**SHORT EXERCISE:** Please print exactly the lines below, from the start of the material up to and including the line with "Chart.register(...registerables);", but none of the pictures.
>> begin DATA SECTION
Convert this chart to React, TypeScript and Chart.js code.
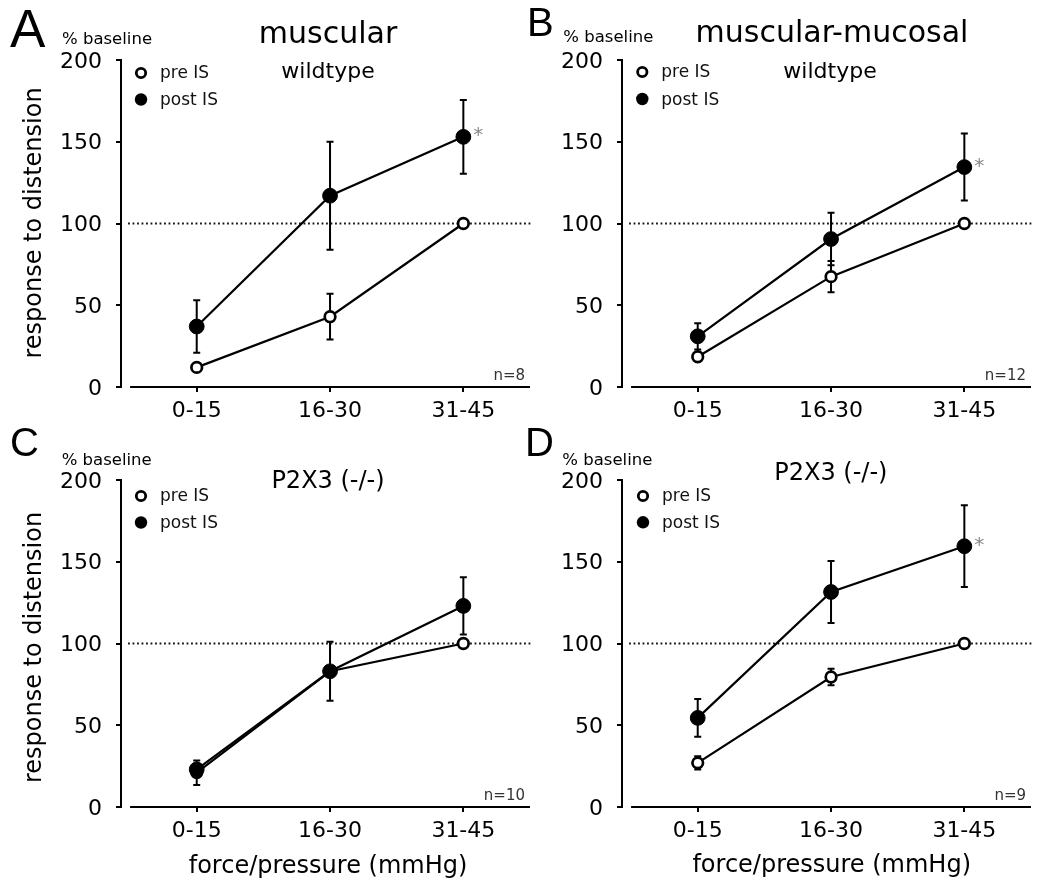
import React, { useEffect, useRef } from 'react';
import { Chart, registerables } from 'chart.js';

Chart.register(...registerables);

// ---------- data ----------
const CATEGORIES = ['0-15', '16-30', '31-45'];
const Y_TICKS = [0, 50, 100, 150, 200];
const SERIES_NAMES = ['pre IS', 'post IS'];
const BASELINE_VALUE = 100;

// Panel A: muscular, wildtype
const A_PRE = [12, 43, 100];
const A_PRE_ERR = [2, 14, 0];
const A_POST = [37, 117, 153];
const A_POST_ERR = [16, 33, 22.5];

// Panel B: muscular-mucosal, wildtype
const B_PRE = [18.5, 67.5, 100];
const B_PRE_ERR = [2, 9.5, 0];
const B_POST = [31, 90.5, 134.5];
const B_POST_ERR = [8, 16, 20.5];

// Panel C: P2X3 (-/-)
const C_PRE = [21, 83, 100];
const C_PRE_ERR = [7.5, 3, 0];
const C_POST = [23, 83, 123];
const C_POST_ERR = [3, 18, 17.5];

// Panel D: P2X3 (-/-)
const D_PRE = [27, 79.5, 100];
const D_PRE_ERR = [4, 5, 0];
const D_POST = [54.5, 131.5, 159.5];
const D_POST_ERR = [11.5, 19, 25];

const FONT = 'DejaVu Sans';
const LETTER_FONT = 'Liberation Sans';
const CW = 549;
const CH = 473;

type Spec = {
  left: number; top: number;
  letter: string; letterSize: number; letterX: number; letterY: number;
  baseX: number; baseY: number;
  title: string; titleSize: number; titleX: number; titleY: number;
  sub?: string; subX?: number; subY?: number;
  legX: number; legY1: number; legY2: number;
  n: string;
  yTitleY?: number;
  xTitleX?: number; xTitleY?: number;
  pre: number[]; preErr: number[]; post: number[]; postErr: number[];
  star: boolean;
};

const SPECS: Spec[] = [
  {
    left: 0, top: 0, letter: 'A', letterSize: 53, letterX: 10, letterY: 46.7,
    baseX: 62, baseY: 43.5,
    title: 'muscular', titleSize: 30, titleX: 328, titleY: 43,
    sub: 'wildtype', subX: 328, subY: 78,
    legX: 141, legY1: 73, legY2: 99.5, n: 'n=8', yTitleY: 223,
    pre: A_PRE, preErr: A_PRE_ERR, post: A_POST, postErr: A_POST_ERR, star: true,
  },
  {
    left: 501, top: 0, letter: 'B', letterSize: 40, letterX: 26, letterY: 36,
    baseX: 62.3, baseY: 41.7,
    title: 'muscular-mucosal', titleSize: 30, titleX: 331, titleY: 42,
    sub: 'wildtype', subX: 329, subY: 78,
    legX: 141.3, legY1: 72, legY2: 99, n: 'n=12',
    pre: B_PRE, preErr: B_PRE_ERR, post: B_POST, postErr: B_POST_ERR, star: true,
  },
  {
    left: 0, top: 420, letter: 'C', letterSize: 40, letterX: 10, letterY: 36,
    baseX: 61.7, baseY: 45,
    title: 'P2X3 (-/-)', titleSize: 24, titleX: 328, titleY: 68,
    legX: 141, legY1: 76, legY2: 102.5, n: 'n=10', yTitleY: 227.5,
    xTitleX: 328, xTitleY: 453,
    pre: C_PRE, preErr: C_PRE_ERR, post: C_POST, postErr: C_POST_ERR, star: false,
  },
  {
    left: 501, top: 420, letter: 'D', letterSize: 40, letterX: 24, letterY: 36,
    baseX: 61.3, baseY: 45,
    title: 'P2X3 (-/-)', titleSize: 24, titleX: 329.8, titleY: 60,
    legX: 142, legY1: 76, legY2: 102.3, n: 'n=9',
    xTitleX: 330.7, xTitleY: 451.7,
    pre: D_PRE, preErr: D_PRE_ERR, post: D_POST, postErr: D_POST_ERR, star: true,
  },
];

function makePlugin(spec: Spec) {
  return {
    id: 'panelDeco' + spec.letter,
    beforeDatasetsDraw(chart: any) {
      const ctx = chart.ctx;
      const xs = chart.scales.x;
      const ys = chart.scales.y;
      const area = chart.chartArea;
      ctx.save();
      // detached x axis line
      ctx.strokeStyle = '#000';
      ctx.lineWidth = 2;
      ctx.beginPath();
      ctx.moveTo(xs.getPixelForValue(-0.5), area.bottom);
      ctx.lineTo(xs.getPixelForValue(2.5), area.bottom);
      ctx.stroke();
      // dotted baseline
      const yb = ys.getPixelForValue(BASELINE_VALUE);
      ctx.setLineDash([1.8, 2.7]);
      ctx.lineWidth = 1.8;
      ctx.strokeStyle = '#111';
      ctx.beginPath();
      ctx.moveTo(xs.getPixelForValue(-0.515), yb);
      ctx.lineTo(xs.getPixelForValue(2.515), yb);
      ctx.stroke();
      ctx.setLineDash([]);
      // error bars
      const errs = [spec.preErr, spec.postErr];
      const vals = [spec.pre, spec.post];
      ctx.strokeStyle = '#000';
      ctx.lineWidth = 2;
      for (let d = 0; d < 2; d++) {
        const meta = chart.getDatasetMeta(d);
        meta.data.forEach((pt: any, i: number) => {
          const e = errs[d][i];
          if (!e) return;
          const v = vals[d][i];
          const yt = ys.getPixelForValue(v + e);
          const yb2 = ys.getPixelForValue(v - e);
          const x = pt.x;
          ctx.beginPath();
          ctx.moveTo(x, yt);
          ctx.lineTo(x, yb2);
          ctx.moveTo(x - 3.5, yt);
          ctx.lineTo(x + 3.5, yt);
          ctx.moveTo(x - 3.5, yb2);
          ctx.lineTo(x + 3.5, yb2);
          ctx.stroke();
        });
      }
      ctx.restore();
    },
    afterDraw(chart: any) {
      const ctx = chart.ctx;
      ctx.save();
      ctx.fillStyle = '#000';
      ctx.textBaseline = 'alphabetic';
      // panel letter
      ctx.font = `${spec.letterSize}px "${LETTER_FONT}"`;
      ctx.textAlign = 'left';
      ctx.fillText(spec.letter, spec.letterX, spec.letterY);
      // % baseline
      ctx.font = `16.5px "${FONT}"`;
      ctx.fillText('% baseline', spec.baseX, spec.baseY);
      // title
      ctx.textAlign = 'center';
      ctx.font = `${spec.titleSize}px "${FONT}"`;
      ctx.fillText(spec.title, spec.titleX, spec.titleY);
      if (spec.sub) {
        ctx.font = `22px "${FONT}"`;
        ctx.fillText(spec.sub, spec.subX, spec.subY);
      }
      // legend
      ctx.textAlign = 'left';
      ctx.font = `17px "${FONT}"`;
      ctx.beginPath();
      ctx.arc(spec.legX, spec.legY1, 4.7, 0, Math.PI * 2);
      ctx.fillStyle = '#fff';
      ctx.fill();
      ctx.lineWidth = 2.8;
      ctx.strokeStyle = '#000';
      ctx.stroke();
      ctx.beginPath();
      ctx.arc(spec.legX, spec.legY2, 6.2, 0, Math.PI * 2);
      ctx.fillStyle = '#000';
      ctx.fill();
      ctx.fillStyle = '#111';
      ctx.fillText(SERIES_NAMES[0], spec.legX + 19, spec.legY1 + 5);
      ctx.fillText(SERIES_NAMES[1], spec.legX + 19, spec.legY2 + 5.6);
      // n=
      ctx.textAlign = 'right';
      ctx.font = `15px "${FONT}"`;
      ctx.fillStyle = '#333';
      ctx.fillText(spec.n, 525, 379.5);
      // asterisk
      if (spec.star) {
        const meta = chart.getDatasetMeta(1);
        const pt = meta.data[2];
        ctx.textAlign = 'center';
        ctx.font = `20px "${FONT}"`;
        ctx.fillStyle = '#8a8a8a';
        ctx.fillText('*', pt.x + 15, pt.y + 4.5);
      }
      ctx.fillStyle = '#000';
      // axis titles
      if (spec.yTitleY !== undefined) {
        ctx.save();
        ctx.translate(35, spec.yTitleY);
        ctx.rotate(-Math.PI / 2);
        ctx.textAlign = 'center';
        ctx.textBaseline = 'middle';
        ctx.font = `24px "${FONT}"`;
        ctx.fillText('response to distension', 0, 0);
        ctx.restore();
      }
      if (spec.xTitleX !== undefined) {
        ctx.textAlign = 'center';
        ctx.textBaseline = 'alphabetic';
        ctx.font = `24px "${FONT}"`;
        ctx.fillText('force/pressure (mmHg)', spec.xTitleX, spec.xTitleY);
      }
      ctx.restore();
    },
  };
}

function buildConfig(spec: Spec): any {
  const tickFont = { family: FONT, size: 22 };
  return {
    type: 'line',
    data: {
      datasets: [
        {
          label: SERIES_NAMES[0],
          data: spec.pre.map((v, i) => ({ x: i, y: v })),
          order: 2,
          borderColor: '#000',
          borderWidth: 2.2,
          pointRadius: 5.3,
          pointBorderWidth: 2.7,
          pointBackgroundColor: '#fff',
          pointBorderColor: '#000',
          fill: false,
          tension: 0,
        },
        {
          label: SERIES_NAMES[1],
          data: spec.post.map((v, i) => ({ x: i, y: v })),
          order: 1,
          borderColor: '#000',
          borderWidth: 2.2,
          pointRadius: 7.4,
          pointBorderWidth: 1,
          pointBackgroundColor: '#000',
          pointBorderColor: '#000',
          fill: false,
          tension: 0,
        },
      ],
    },
    options: {
      responsive: false,
      animation: false,
      devicePixelRatio: 1,
      layout: { padding: { left: 0, top: 60, right: 19, bottom: 0 } },
      plugins: {
        legend: { display: false },
        tooltip: { enabled: false },
        title: { display: false },
      },
      scales: {
        x: {
          type: 'linear',
          min: -0.568,
          max: 2.5,
          bounds: 'data',
          afterBuildTicks: (s: any) => {
            s.ticks = CATEGORIES.map((_, i) => ({ value: i }));
          },
          afterFit: (s: any) => {
            s.height = CH - 387;
          },
          ticks: {
            callback: (v: number) => CATEGORIES[v] ?? '',
            font: tickFont,
            color: '#000',
            padding: 6,
            maxRotation: 0,
            autoSkip: false,
          },
          grid: {
            display: true,
            drawOnChartArea: false,
            drawTicks: true,
            tickLength: 5,
            tickWidth: 2,
            tickColor: '#000',
            lineWidth: 2,
            color: '#000',
            offset: false,
          },
          border: { display: false },
        },
        y: {
          min: 0,
          max: 200,
          afterBuildTicks: (s: any) => {
            s.ticks = Y_TICKS.map((v) => ({ value: v }));
          },
          afterFit: (s: any) => {
            s.width = 121;
          },
          ticks: { font: tickFont, color: '#000', padding: 14, labelOffset: 2 },
          grid: {
            display: true,
            drawOnChartArea: false,
            drawTicks: true,
            tickLength: 5,
            tickWidth: 2,
            tickColor: '#000',
            lineWidth: 2,
            color: '#000',
          },
          border: { display: true, color: '#000', width: 2 },
        },
      },
    },
    plugins: [makePlugin(spec)],
  };
}

function Panel({ spec }: { spec: Spec }) {
  const ref = useRef<HTMLCanvasElement>(null);
  useEffect(() => {
    const chart = new Chart(ref.current as HTMLCanvasElement, buildConfig(spec));
    return () => chart.destroy();
  }, [spec]);
  return (
    <canvas
      ref={ref}
      width={CW}
      height={CH}
      style={{ position: 'absolute', left: spec.left, top: spec.top, width: CW, height: CH }}
    />
  );
}

export default function App() {
  return (
    <div
      style={{
        position: 'absolute',
        left: 0,
        top: 0,
        width: 1050,
        height: 893,
        background: '#fff',
        overflow: 'hidden',
      }}
    >
      {SPECS.map((s) => (
        <Panel key={s.letter} spec={s} />
      ))}
    </div>
  );
}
>> end DATA SECTION
**EXERCISE RESULT:**
Convert this chart to React, TypeScript and Chart.js code.
import React, { useEffect, useRef } from 'react';
import { Chart, registerables } from 'chart.js';

Chart.register(...registerables);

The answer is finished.